Published on 21 April 2016

A two-year study on the development of type 2 diabetes is being run in Malaysia by a UK-based biotechnology company that aims to help healthcare professionals predict how the condition could progress.

Oxford BioDynamics will follow 480 people in Malaysia as part of a study to track how the condition develops, in order to provide a way to test for people who could be at risk of type 2 diabetes and those with the condition who could be more likely to have related health complications.

The study will measure people’s blood sugar levels and put them in four groups based on their readings for healthy people, people who may be at risk of type 2 diabetes, and those with the condition who are treated, and not treated.


Researchers will use blood samples to look at how type 2 diabetes develops

Over the following two years those taking part in the study will provide blood samples at six month intervals, from which the research team will monitor the development of type 2 diabetes and build a test that could provide a prediction for how the condition may develop, based on clues from the study participant’s blood samples.

Dr Lim Chun Ren, Oxford BioDynamics Malaysia Director, and study leader said: “The International Diabetes Federation has described diabetes as an immense global challenge and in Malaysia, where one in five of the population over 30 has been diagnosed with the disease, this challenge is especially acute. We hope the outcomes of this study will have a real impact on the quality of life for Malaysians living with and at risk of type 2 diabetes. We are grateful to Diabetes Malaysia, and the Hospital Seberang Jaya for their collaboration and help to deliver this important study.”

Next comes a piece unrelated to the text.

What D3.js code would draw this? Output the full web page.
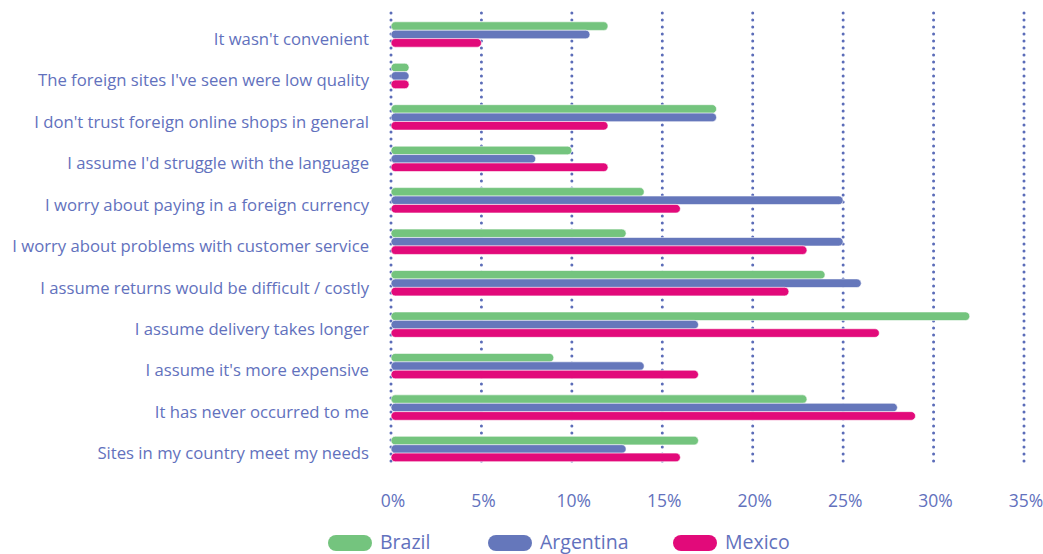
<!DOCTYPE html>
<html>
<head>
<meta charset="utf-8">
<script src="https://cdn.jsdelivr.net/npm/d3@7"></script>
<style>
  body { margin: 0; background: #fff; }
  text { font-family: "Open Sans", Lato, sans-serif; fill: #6271bd; }
</style>
</head>
<body>
<div id="chart"></div>
<script>
// reasons, top to bottom
var reasons = [
  "It wasn't convenient",
  "The foreign sites I've seen were low quality",
  "I don't trust foreign online shops in general",
  "I assume I'd struggle with the language",
  "I worry about paying in a foreign currency",
  "I worry about problems with customer service",
  "I assume returns would be difficult / costly",
  "I assume delivery takes longer",
  "I assume it's more expensive",
  "It has never occurred to me",
  "Sites in my country meet my needs"
];
var countries = ["Brazil", "Argentina", "Mexico"];
var brazil    = [12, 1, 18, 10, 14, 13, 24, 32,  9, 23, 17];
var argentina = [11, 1, 18,  8, 25, 25, 26, 17, 14, 28, 13];
var mexico    = [ 5, 1, 12, 12, 16, 23, 22, 27, 17, 29, 16];
var ticks = [0, 5, 10, 15, 20, 25, 30, 35];

var colors = { Brazil: "#74c47e", Argentina: "#6577bb", Mexico: "#e20a7a" };

var W = 1043, H = 554;
var margin = {top: 13, left: 391, right: 19};

var svg = d3.select("#chart").append("svg")
    .attr("width", W)
    .attr("height", H);

var x = d3.scaleLinear()
    .domain([0, 35])
    .range([margin.left, W - margin.right]);

// group centres
var y = d3.scalePoint()
    .domain(reasons)
    .range([34.5, 449]);

var bandStep = 8.4, barH = 8.6;
var yc = d3.scalePoint()
    .domain(countries)
    .range([-bandStep, bandStep]);

// dotted gridlines
svg.append("g").selectAll("line")
    .data(ticks)
  .enter().append("line")
    .attr("x1", function(d) { return x(d); })
    .attr("x2", function(d) { return x(d); })
    .attr("y1", 13)
    .attr("y2", 465)
    .attr("stroke", "#5b6cb8")
    .attr("stroke-width", 3)
    .attr("stroke-linecap", "round")
    .attr("stroke-dasharray", "0,7");

// tick labels
svg.append("g").selectAll("text")
    .data(ticks)
  .enter().append("text")
    .attr("x", function(d) { return x(d) + 2; })
    .attr("y", 507)
    .attr("text-anchor", "middle")
    .style("font-size", "17.5px")
    .text(function(d) { return d + "%"; });

// category labels
svg.append("g").selectAll("text")
    .data(reasons)
  .enter().append("text")
    .attr("x", 369)
    .attr("y", function(d) { return y(d) + 4.5; })
    .attr("dy", "0.35em")
    .attr("text-anchor", "end")
    .style("font-size", "16.7px")
    .text(function(d) { return d; });

// bars
var series = [
  {name: "Brazil", values: brazil},
  {name: "Argentina", values: argentina},
  {name: "Mexico", values: mexico}
];

series.forEach(function(s) {
  svg.append("g").selectAll("rect")
      .data(s.values)
    .enter().append("rect")
      .attr("x", x(0))
      .attr("y", function(d, i) { return y(reasons[i]) + yc(s.name) - barH / 2; })
      .attr("width", function(d) { return x(d) - x(0); })
      .attr("height", barH)
      .attr("rx", barH / 2)
      .attr("fill", colors[s.name])
      .attr("stroke", "#fff")
      .attr("stroke-width", 0.6);
});

// legend
var legendX = [328, 488, 673];
var leg = svg.append("g").selectAll("g")
    .data(countries)
  .enter().append("g")
    .attr("transform", function(d, i) { return "translate(" + legendX[i] + ",543)"; });

leg.append("rect")
    .attr("x", 0)
    .attr("y", -8)
    .attr("width", 44)
    .attr("height", 16)
    .attr("rx", 8)
    .attr("fill", function(d) { return colors[d]; });

leg.append("text")
    .attr("x", 52)
    .attr("y", 5.5)
    .style("font-size", "19.5px")
    .text(function(d) { return d; });
</script>
</body>
</html>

Dr Alexandre Akoulitchev, Chief Scientific Officer at Oxford BioDynamics said: “There is a significant unmet clinical need for a companion tool to provide patients with diabetes and those in a pre-diabetic state with a prognosis of their disease. Diabetes is a severely debilitating disease for individuals living with it, and as such, costly for the societies they live in. Clearer prognosis of the disease will mean better treatment for individuals at a more reasonable cost for societies.”

Dr. Ang Hock Aun, Endocrinologist of Hospital Seberang Jaya, said: “Most clinical studies involving type 2 diabetes are biochemical and we are particularly excited now to collaborate with Oxford BioDynamics to study the epigenetic aspect of this disease.”

At each stage of the trial participants will provide a 15ml sample of blood, and frozen samples will be delivered to the Oxford BioDynamics base in Penang where a profile of chromatin conformation signatures (CCSs) will be made up, and compared with glucose (blood sugar) levels.

Researchers will look at the DNA in the blood to try and work out the causes of type 2 diabetes and predict how it may develop for people that have the condition.

More than 16.6%, or 3.3 million, of the 20 million population of Malaysian adults aged 20-79 have been diagnosed with type 2 diabetes. This is considerably higher than the 9% of people believed to have the condition globally.

The World Health Organization recently published their first Global report on diabetes that revealed 422 million adults are now living with the condition worldwide.

Health problems including being overweight and obesity were highlighted as the main factors in the rise of people with type 2 diabetes, with most cases of the condition found among people living in developing countries.